• _SUPPLIED DATA_
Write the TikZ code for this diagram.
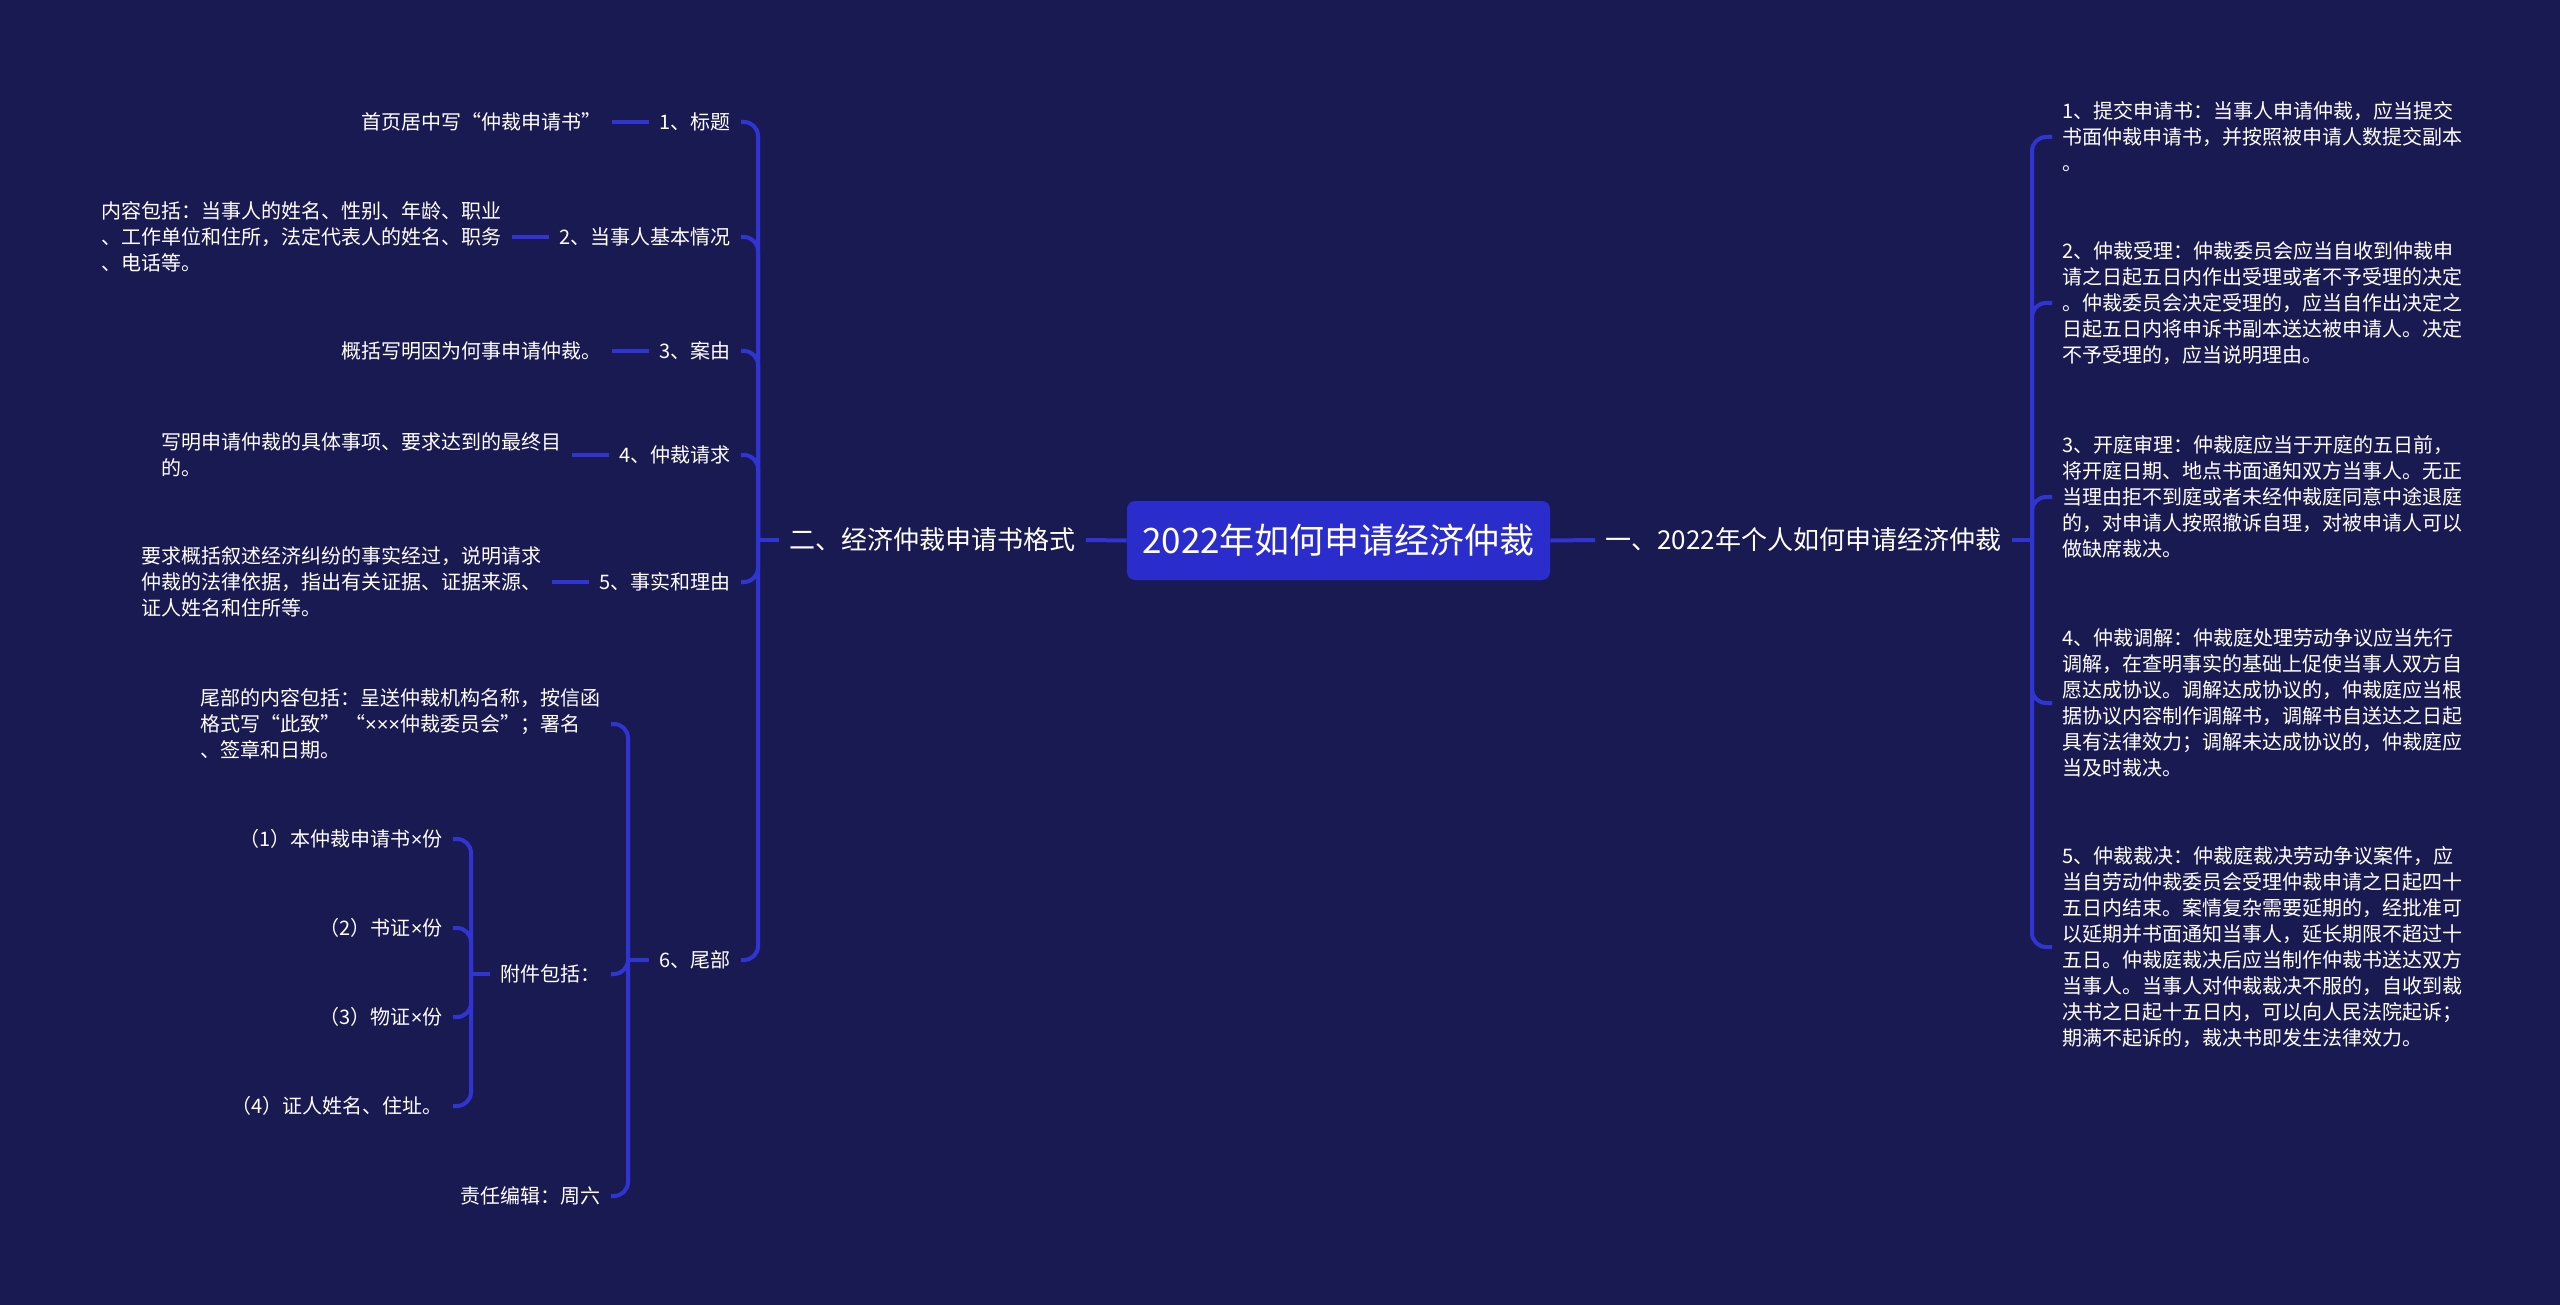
\documentclass[tikz,border=0pt]{standalone}
\usepackage{fontspec}
\setmainfont{Noto Sans CJK SC}
\newfontfamily\latinf{Liberation Sans}
\newcommand{\tms}{{\latinf ×}}
\usetikzlibrary{positioning}
\definecolor{bgc}{HTML}{1A1A52}
\definecolor{lnc}{HTML}{2F34D2}
\definecolor{rootc}{HTML}{2A2DCB}
\begin{document}
\begin{tikzpicture}[x=0.5pt,y=-0.5pt,
  conn/.style={draw=lnc,line width=2pt,rounded corners=7pt},
  lbl/.style={text=white,font=\fontsize{10pt}{13pt}\selectfont,inner xsep=5pt,inner ysep=2pt,align=left},
  mainlbl/.style={text=white,font=\fontsize{13pt}{16pt}\selectfont,inner xsep=5pt,inner ysep=2pt},
  rootbox/.style={fill=rootc,rounded corners=4pt,text=white,font=\fontsize{17.5pt}{20pt}\selectfont,minimum width=211.5pt,minimum height=39.5pt,inner sep=0pt}]
\fill[bgc] (0,0) rectangle (2560,1305);
\useasboundingbox (0,0) rectangle (2560,1305);

% root and main branches
\node[rootbox] (root) at (1338.5,540.5) {2022年如何申请经济仲裁};
\node[mainlbl,anchor=east] (L) at (1086,540) {二、经济仲裁申请书格式};
\node[mainlbl,anchor=west] (R) at (1595,540) {一、2022年个人如何申请经济仲裁};
\draw[conn] (root.west) -- (L.east);
\draw[conn] (root.east) -- (R.west);

% left bracket
\coordinate (lb) at (758,540);
\draw[conn] (L.west) -- (lb);
\node[lbl,anchor=east] (l1) at (741,122) {1、标题};
\node[lbl,anchor=east] (l2) at (741,237) {2、当事人基本情况};
\node[lbl,anchor=east] (l3) at (741,351) {3、案由};
\node[lbl,anchor=east] (l4) at (741,455) {4、仲裁请求};
\node[lbl,anchor=east] (l5) at (741,582) {5、事实和理由};
\node[lbl,anchor=east] (l6) at (741,960) {6、尾部};
\foreach \n in {l1,l2,l3,l4,l5,l6} \draw[conn] (lb) |- (\n.east);

% leaves of left labels
\node[lbl,left=18.5pt of l1] (a1) {首页居中写“仲裁申请书”};
\node[lbl,left=18.5pt of l2] (a2) {内容包括：当事人的姓名、性别、年龄、职业\\、工作单位和住所，法定代表人的姓名、职务\\、电话等。};
\node[lbl,left=18.5pt of l3] (a3) {概括写明因为何事申请仲裁。};
\node[lbl,left=18.5pt of l4] (a4) {写明申请仲裁的具体事项、要求达到的最终目\\的。};
\node[lbl,left=18.5pt of l5] (a5) {要求概括叙述经济纠纷的事实经过，说明请求\\仲裁的法律依据，指出有关证据、证据来源、\\证人姓名和住所等。};
\draw[conn] (a1.east) -- (l1.west);
\draw[conn] (a2.east) -- (l2.west);
\draw[conn] (a3.east) -- (l3.west);
\draw[conn] (a4.east) -- (l4.west);
\draw[conn] (a5.east) -- (l5.west);

% footer sub-bracket
\coordinate (fb) at (628,960);
\draw[conn] (l6.west) -- (fb);
\node[lbl,anchor=east] (f1) at (611,724) {尾部的内容包括：呈送仲裁机构名称，按信函\\格式写“此致” “\tms\tms\tms 仲裁委员会”；署名\\、签章和日期。};
\node[lbl,anchor=east] (f2) at (611,974) {附件包括：};
\node[lbl,anchor=east] (f3) at (611,1196) {责任编辑：周六};
\foreach \n in {f1,f2,f3} \draw[conn] (fb) |- (\n.east);

% attachments sub-bracket
\coordinate (ab) at (471,974);
\draw[conn] (f2.west) -- (ab);
\node[lbl,anchor=east] (g1) at (453,839) {（1）本仲裁申请书\tms 份};
\node[lbl,anchor=east] (g2) at (453,928) {（2）书证\tms 份};
\node[lbl,anchor=east] (g3) at (453,1017) {（3）物证\tms 份};
\node[lbl,anchor=east] (g4) at (453,1106) {（4）证人姓名、住址。};
\foreach \n in {g1,g2,g3,g4} \draw[conn] (ab) |- (\n.east);

% right bracket
\coordinate (rb) at (2032,540);
\draw[conn] (R.east) -- (rb);
\node[lbl,anchor=west] (r1) at (2052,137) {1、提交申请书：当事人申请仲裁，应当提交\\书面仲裁申请书，并按照被申请人数提交副本\\。};
\node[lbl,anchor=west] (r2) at (2052,303) {2、仲裁受理：仲裁委员会应当自收到仲裁申\\请之日起五日内作出受理或者不予受理的决定\\。仲裁委员会决定受理的，应当自作出决定之\\日起五日内将申诉书副本送达被申请人。决定\\不予受理的，应当说明理由。};
\node[lbl,anchor=west] (r3) at (2052,497) {3、开庭审理：仲裁庭应当于开庭的五日前，\\将开庭日期、地点书面通知双方当事人。无正\\当理由拒不到庭或者未经仲裁庭同意中途退庭\\的，对申请人按照撤诉自理，对被申请人可以\\做缺席裁决。};
\node[lbl,anchor=west] (r4) at (2052,703) {4、仲裁调解：仲裁庭处理劳动争议应当先行\\调解，在查明事实的基础上促使当事人双方自\\愿达成协议。调解达成协议的，仲裁庭应当根\\据协议内容制作调解书，调解书自送达之日起\\具有法律效力；调解未达成协议的，仲裁庭应\\当及时裁决。};
\node[lbl,anchor=west] (r5) at (2052,947) {5、仲裁裁决：仲裁庭裁决劳动争议案件，应\\当自劳动仲裁委员会受理仲裁申请之日起四十\\五日内结束。案情复杂需要延期的，经批准可\\以延期并书面通知当事人，延长期限不超过十\\五日。仲裁庭裁决后应当制作仲裁书送达双方\\当事人。当事人对仲裁裁决不服的，自收到裁\\决书之日起十五日内，可以向人民法院起诉；\\期满不起诉的，裁决书即发生法律效力。};
\foreach \n in {r1,r2,r3,r4,r5} \draw[conn] (rb) |- (\n.west);
\end{tikzpicture}
\end{document}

• _TASK DESCRIPTION_
Output the data above without changes, apart from leaving out the pictures.

• _RESULT OF THIS TASK_
Write the TikZ code for this diagram.
\documentclass[tikz,border=0pt]{standalone}
\usepackage{fontspec}
\setmainfont{Noto Sans CJK SC}
\newfontfamily\latinf{Liberation Sans}
\newcommand{\tms}{{\latinf ×}}
\usetikzlibrary{positioning}
\definecolor{bgc}{HTML}{1A1A52}
\definecolor{lnc}{HTML}{2F34D2}
\definecolor{rootc}{HTML}{2A2DCB}
\begin{document}
\begin{tikzpicture}[x=0.5pt,y=-0.5pt,
  conn/.style={draw=lnc,line width=2pt,rounded corners=7pt},
  lbl/.style={text=white,font=\fontsize{10pt}{13pt}\selectfont,inner xsep=5pt,inner ysep=2pt,align=left},
  mainlbl/.style={text=white,font=\fontsize{13pt}{16pt}\selectfont,inner xsep=5pt,inner ysep=2pt},
  rootbox/.style={fill=rootc,rounded corners=4pt,text=white,font=\fontsize{17.5pt}{20pt}\selectfont,minimum width=211.5pt,minimum height=39.5pt,inner sep=0pt}]
\fill[bgc] (0,0) rectangle (2560,1305);
\useasboundingbox (0,0) rectangle (2560,1305);

% root and main branches
\node[rootbox] (root) at (1338.5,540.5) {2022年如何申请经济仲裁};
\node[mainlbl,anchor=east] (L) at (1086,540) {二、经济仲裁申请书格式};
\node[mainlbl,anchor=west] (R) at (1595,540) {一、2022年个人如何申请经济仲裁};
\draw[conn] (root.west) -- (L.east);
\draw[conn] (root.east) -- (R.west);

% left bracket
\coordinate (lb) at (758,540);
\draw[conn] (L.west) -- (lb);
\node[lbl,anchor=east] (l1) at (741,122) {1、标题};
\node[lbl,anchor=east] (l2) at (741,237) {2、当事人基本情况};
\node[lbl,anchor=east] (l3) at (741,351) {3、案由};
\node[lbl,anchor=east] (l4) at (741,455) {4、仲裁请求};
\node[lbl,anchor=east] (l5) at (741,582) {5、事实和理由};
\node[lbl,anchor=east] (l6) at (741,960) {6、尾部};
\foreach \n in {l1,l2,l3,l4,l5,l6} \draw[conn] (lb) |- (\n.east);

% leaves of left labels
\node[lbl,left=18.5pt of l1] (a1) {首页居中写“仲裁申请书”};
\node[lbl,left=18.5pt of l2] (a2) {内容包括：当事人的姓名、性别、年龄、职业\\、工作单位和住所，法定代表人的姓名、职务\\、电话等。};
\node[lbl,left=18.5pt of l3] (a3) {概括写明因为何事申请仲裁。};
\node[lbl,left=18.5pt of l4] (a4) {写明申请仲裁的具体事项、要求达到的最终目\\的。};
\node[lbl,left=18.5pt of l5] (a5) {要求概括叙述经济纠纷的事实经过，说明请求\\仲裁的法律依据，指出有关证据、证据来源、\\证人姓名和住所等。};
\draw[conn] (a1.east) -- (l1.west);
\draw[conn] (a2.east) -- (l2.west);
\draw[conn] (a3.east) -- (l3.west);
\draw[conn] (a4.east) -- (l4.west);
\draw[conn] (a5.east) -- (l5.west);

% footer sub-bracket
\coordinate (fb) at (628,960);
\draw[conn] (l6.west) -- (fb);
\node[lbl,anchor=east] (f1) at (611,724) {尾部的内容包括：呈送仲裁机构名称，按信函\\格式写“此致” “\tms\tms\tms 仲裁委员会”；署名\\、签章和日期。};
\node[lbl,anchor=east] (f2) at (611,974) {附件包括：};
\node[lbl,anchor=east] (f3) at (611,1196) {责任编辑：周六};
\foreach \n in {f1,f2,f3} \draw[conn] (fb) |- (\n.east);

% attachments sub-bracket
\coordinate (ab) at (471,974);
\draw[conn] (f2.west) -- (ab);
\node[lbl,anchor=east] (g1) at (453,839) {（1）本仲裁申请书\tms 份};
\node[lbl,anchor=east] (g2) at (453,928) {（2）书证\tms 份};
\node[lbl,anchor=east] (g3) at (453,1017) {（3）物证\tms 份};
\node[lbl,anchor=east] (g4) at (453,1106) {（4）证人姓名、住址。};
\foreach \n in {g1,g2,g3,g4} \draw[conn] (ab) |- (\n.east);

% right bracket
\coordinate (rb) at (2032,540);
\draw[conn] (R.east) -- (rb);
\node[lbl,anchor=west] (r1) at (2052,137) {1、提交申请书：当事人申请仲裁，应当提交\\书面仲裁申请书，并按照被申请人数提交副本\\。};
\node[lbl,anchor=west] (r2) at (2052,303) {2、仲裁受理：仲裁委员会应当自收到仲裁申\\请之日起五日内作出受理或者不予受理的决定\\。仲裁委员会决定受理的，应当自作出决定之\\日起五日内将申诉书副本送达被申请人。决定\\不予受理的，应当说明理由。};
\node[lbl,anchor=west] (r3) at (2052,497) {3、开庭审理：仲裁庭应当于开庭的五日前，\\将开庭日期、地点书面通知双方当事人。无正\\当理由拒不到庭或者未经仲裁庭同意中途退庭\\的，对申请人按照撤诉自理，对被申请人可以\\做缺席裁决。};
\node[lbl,anchor=west] (r4) at (2052,703) {4、仲裁调解：仲裁庭处理劳动争议应当先行\\调解，在查明事实的基础上促使当事人双方自\\愿达成协议。调解达成协议的，仲裁庭应当根\\据协议内容制作调解书，调解书自送达之日起\\具有法律效力；调解未达成协议的，仲裁庭应\\当及时裁决。};
\node[lbl,anchor=west] (r5) at (2052,947) {5、仲裁裁决：仲裁庭裁决劳动争议案件，应\\当自劳动仲裁委员会受理仲裁申请之日起四十\\五日内结束。案情复杂需要延期的，经批准可\\以延期并书面通知当事人，延长期限不超过十\\五日。仲裁庭裁决后应当制作仲裁书送达双方\\当事人。当事人对仲裁裁决不服的，自收到裁\\决书之日起十五日内，可以向人民法院起诉；\\期满不起诉的，裁决书即发生法律效力。};
\foreach \n in {r1,r2,r3,r4,r5} \draw[conn] (rb) |- (\n.west);
\end{tikzpicture}
\end{document}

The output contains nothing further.